After I landed in Tel Aviv I took a taxi to Jerusalem, where I am to meet up with the fellow participants of Career Israel.
How did I first know that I was in Israel? It wasn’t the beautiful desert scenery. It wasn’t the ubiquitous Israeli breakfast salads (hummus, now a breakfast food!). It was the cab driver. Within minutes of getting in the cab he asked me my thoughts on Obama and the current political scene in the states.
This isn’t unusual. In Israel, everyone talks politics. And in a room with four Jews you can find 40 opinions. And as much as I have been looking forward to traveling in a post-Bush-The-Buffoon world, I am wary to discuss my thoughts on this in Israel.
Bush was much more unquestionable and staunch in his support for Israel than Obama. However, even my carefully worded response evokes a passionate reply from the cab driver, who apparently has the highest of disdain for turn signals, speed limits and Obama.
But I digress. I met my fellow participants at the Rabin Youth Hostel in Jerusalem and was surprised to learn that there were over 120 participants. There are people from all over the world: England, Scotland, Lithuania, Guatemala, Hungary, Latin America, Russia, Siberia, Canada and the United States.
Our first days in Jerusalem are jam-packed with all-day scheduled activities. It feels a little bit like going on a million first dates: Hi, what’s your name? Where are you from? What did you study? Where are you interning?
But the scenery is so beautiful it’s hard to be cranky. We go on tours of the old city and see the kotel (the Western Wall), the church where Jesus was anointed and the cave where he was buried (I took pictures of this for you Jeff, my favorite catholic!).

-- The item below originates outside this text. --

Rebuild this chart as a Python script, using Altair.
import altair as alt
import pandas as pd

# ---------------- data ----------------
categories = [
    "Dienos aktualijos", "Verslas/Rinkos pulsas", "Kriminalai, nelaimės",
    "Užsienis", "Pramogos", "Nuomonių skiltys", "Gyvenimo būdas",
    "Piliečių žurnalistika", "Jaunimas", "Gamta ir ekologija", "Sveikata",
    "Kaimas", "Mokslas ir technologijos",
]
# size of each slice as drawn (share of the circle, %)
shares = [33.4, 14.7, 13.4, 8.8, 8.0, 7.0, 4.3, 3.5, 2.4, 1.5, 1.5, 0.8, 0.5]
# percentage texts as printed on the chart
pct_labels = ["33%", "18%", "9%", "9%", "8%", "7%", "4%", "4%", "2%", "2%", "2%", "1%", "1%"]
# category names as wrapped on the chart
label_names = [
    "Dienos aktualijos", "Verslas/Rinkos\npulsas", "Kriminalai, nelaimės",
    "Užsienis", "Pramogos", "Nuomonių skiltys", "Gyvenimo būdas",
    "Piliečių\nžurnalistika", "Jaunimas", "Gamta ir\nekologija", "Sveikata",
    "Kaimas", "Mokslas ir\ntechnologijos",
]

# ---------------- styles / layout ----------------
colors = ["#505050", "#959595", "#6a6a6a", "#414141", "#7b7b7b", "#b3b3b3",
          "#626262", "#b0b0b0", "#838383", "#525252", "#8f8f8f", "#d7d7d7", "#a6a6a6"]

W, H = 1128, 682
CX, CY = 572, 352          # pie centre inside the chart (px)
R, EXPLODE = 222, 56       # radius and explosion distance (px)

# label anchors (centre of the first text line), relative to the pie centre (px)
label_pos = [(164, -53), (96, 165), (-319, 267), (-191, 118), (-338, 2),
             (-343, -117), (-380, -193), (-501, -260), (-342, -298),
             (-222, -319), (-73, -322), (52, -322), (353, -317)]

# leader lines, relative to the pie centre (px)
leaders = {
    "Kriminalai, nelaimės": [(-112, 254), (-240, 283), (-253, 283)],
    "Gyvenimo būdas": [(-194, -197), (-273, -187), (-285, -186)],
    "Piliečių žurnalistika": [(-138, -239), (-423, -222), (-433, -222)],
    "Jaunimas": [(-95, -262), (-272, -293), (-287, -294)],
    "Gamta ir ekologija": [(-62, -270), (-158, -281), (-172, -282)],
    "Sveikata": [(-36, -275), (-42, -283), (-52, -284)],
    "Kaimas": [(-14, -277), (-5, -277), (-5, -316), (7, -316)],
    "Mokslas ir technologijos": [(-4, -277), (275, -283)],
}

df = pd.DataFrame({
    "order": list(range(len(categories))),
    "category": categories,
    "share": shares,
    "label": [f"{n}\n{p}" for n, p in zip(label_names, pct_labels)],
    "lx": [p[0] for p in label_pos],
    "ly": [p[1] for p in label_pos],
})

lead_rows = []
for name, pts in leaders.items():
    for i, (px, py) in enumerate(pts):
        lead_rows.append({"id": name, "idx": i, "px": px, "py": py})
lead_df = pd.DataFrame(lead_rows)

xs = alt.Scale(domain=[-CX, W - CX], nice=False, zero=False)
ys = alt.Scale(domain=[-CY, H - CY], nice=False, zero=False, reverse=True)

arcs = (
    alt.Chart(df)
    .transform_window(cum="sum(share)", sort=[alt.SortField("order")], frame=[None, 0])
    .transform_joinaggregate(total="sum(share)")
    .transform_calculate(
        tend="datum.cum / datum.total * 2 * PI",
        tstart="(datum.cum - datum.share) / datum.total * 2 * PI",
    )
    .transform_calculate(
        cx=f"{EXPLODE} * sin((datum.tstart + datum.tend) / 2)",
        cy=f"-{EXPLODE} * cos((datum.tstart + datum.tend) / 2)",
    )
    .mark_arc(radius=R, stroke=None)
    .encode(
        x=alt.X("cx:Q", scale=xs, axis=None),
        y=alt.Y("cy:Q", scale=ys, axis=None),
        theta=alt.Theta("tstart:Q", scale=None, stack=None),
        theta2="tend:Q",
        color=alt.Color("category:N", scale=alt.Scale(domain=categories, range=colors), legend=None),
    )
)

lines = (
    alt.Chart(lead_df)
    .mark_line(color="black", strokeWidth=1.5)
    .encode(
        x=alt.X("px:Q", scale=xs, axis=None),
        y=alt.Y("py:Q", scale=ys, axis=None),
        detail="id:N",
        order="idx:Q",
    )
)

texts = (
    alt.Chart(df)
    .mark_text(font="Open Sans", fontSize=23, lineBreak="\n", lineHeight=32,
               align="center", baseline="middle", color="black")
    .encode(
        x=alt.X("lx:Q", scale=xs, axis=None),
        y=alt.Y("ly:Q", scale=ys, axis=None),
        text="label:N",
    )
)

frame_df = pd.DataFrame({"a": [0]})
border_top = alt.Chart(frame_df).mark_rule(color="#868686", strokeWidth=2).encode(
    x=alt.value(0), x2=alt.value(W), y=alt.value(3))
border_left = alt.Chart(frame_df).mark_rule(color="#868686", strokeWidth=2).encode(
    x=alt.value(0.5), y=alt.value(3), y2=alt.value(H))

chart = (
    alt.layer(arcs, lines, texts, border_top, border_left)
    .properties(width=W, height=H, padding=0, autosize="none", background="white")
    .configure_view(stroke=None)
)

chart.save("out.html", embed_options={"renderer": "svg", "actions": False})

We hear speakers about the political situation in Israel right now, and go look at walls built to protect neighborhoods and roads outside of the green line from gunfire and bombing from the West Bank. (This is very controversial, more on this later.)
We also see the security checkpoints Palestinians from the West Bank must go through. We drive down ‘seam-lines’ roads that are all that separate Palestinian villages from Israeli villages. I realize Israeli’s and Palestinians aren’t so much squished next to each other as they are piled on top of each other. After all, this is a country the size of New Jersey.
I go to the Israel Museum (located conveniently across the street from our hostel) and see the fabled Dead Sea Scrolls. Jerusalem is a beautiful city, but somber, full of conflict and is deeply religious.
For a secular Jew like me, this can be a little overwhelming. Everywhere there are ultra-orthodox Jews and I live in constant fear of offending them unintentionally, and as my dad says, “bringing shame down on the family.” This fear is escalated when an Ultra-Orthodox Jew spits on me in the old city and yells at me with alarming hostility. I’m assuming that it’s because my clothes were not modest enough, although shoulders, knees and breasts are covered. The situation jars me and I am happy when we leave Jerusalem for Tel Aviv, which is where I will be living the remainder of the time.
Tel Aviv is a largely secular city that I have already fallen in love with, from its beaches, to its good-looking people to the dogs and the food. But more on that to come soon! To all my friends and family at home I miss you terribly and will post more soon and with more details!
Shana Tova to all my Jews! I will also write about my first Rosh Hashanah in Israel!
Lots of love to you all and let me know if there is anything in particular you want to hear about.